CHRISTIAN AID has responded to a new report that calls for reform of the Foreign Office and brands it “somewhat elitist and rooted in the past”.
The charity’s head of UK advocacy and campaigns, Jennifer Larbie, said on Monday that reform should include “restoring the Department for International Development, and shifting resources and decision-making into the hands of communities most in need.
“We are living through a time when global poverty and hunger is on the rise. Yet all the evidence shows the decision to abolish the government department tasked with tackling these challenges has been a complete and utter disaster.”
The report, compiled by three former ambassadors, makes little explicit reference to aid, other than to recommend that expenditure on international development be set at one per cent of gross national income. It says, however, that there should be more flexibility about how aid is apportioned instead of mandating a certain percentage be spent specifically on humanitarian aid.
The former Ambassador to Lebanon and current Principal of Hertford College, Oxford, Tom Fletcher, along with the former Ambassador to Indonesia and honorary professor of the UCL Policy Lab, Moazzam Malik, and Lord Sedwill, a member of the House of Lords who was formerly Ambassador and NATO representative in Afghanistan, compiled the report after discussions with a wider group of former politicians, advisers, and diplomats.

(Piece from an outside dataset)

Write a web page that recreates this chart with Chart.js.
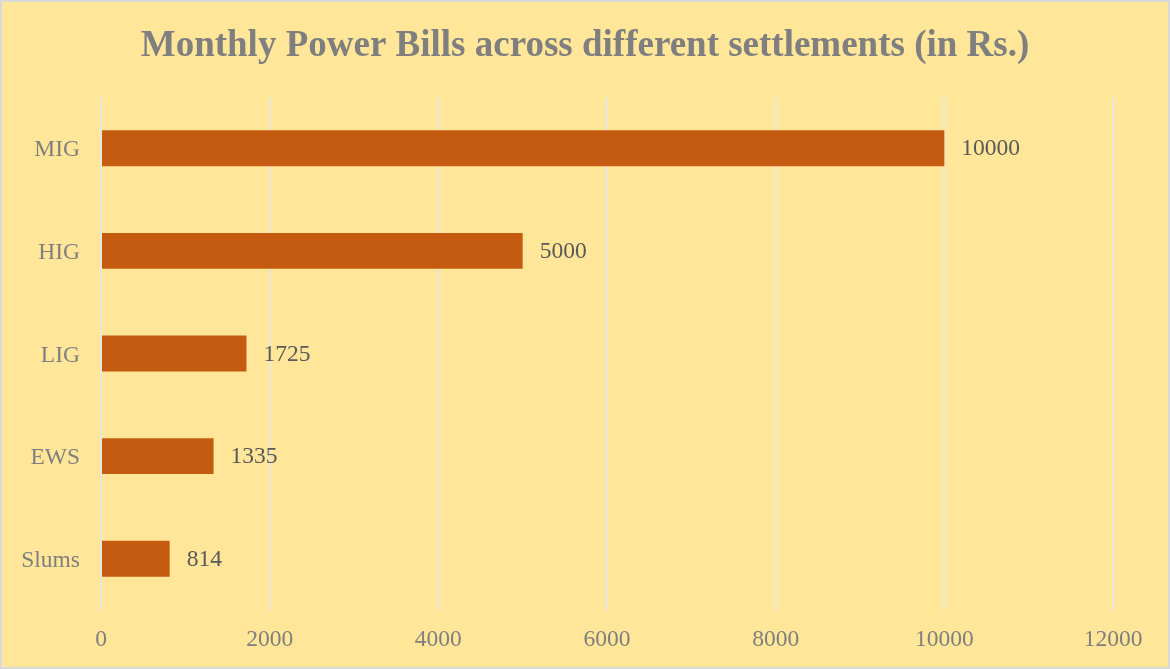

The vision that emerges is of an approach to international affairs in which the various agencies that currently operate semi-autonomously, including GCHQ and the British Council, would be co-ordinated to create a “more joined up approach to strategy, governance and financial delegation”.
In an article for the Financial Times on Monday, Mr Fletcher, who is a former British Ambassador to Lebanon, wrote that the UK needed a “much better focused and co-ordinated set of mechanisms across government — including engagement with the devolved administrations — to deliver a coherent international policy”.
On the UK’s standing in the world, he said: “We have heft, but we need to use it better. That means doing things well, not shouting about how well we do things. It means engaging with humility and respect, and sharing power with countries beyond those that ran the world in 1945.”
A Downing Street spokesperson said that the Prime Minister had full confidence in the capabilities of the department, and that “the Foreign Office is doing vital work to protect and promote UK interests abroad.”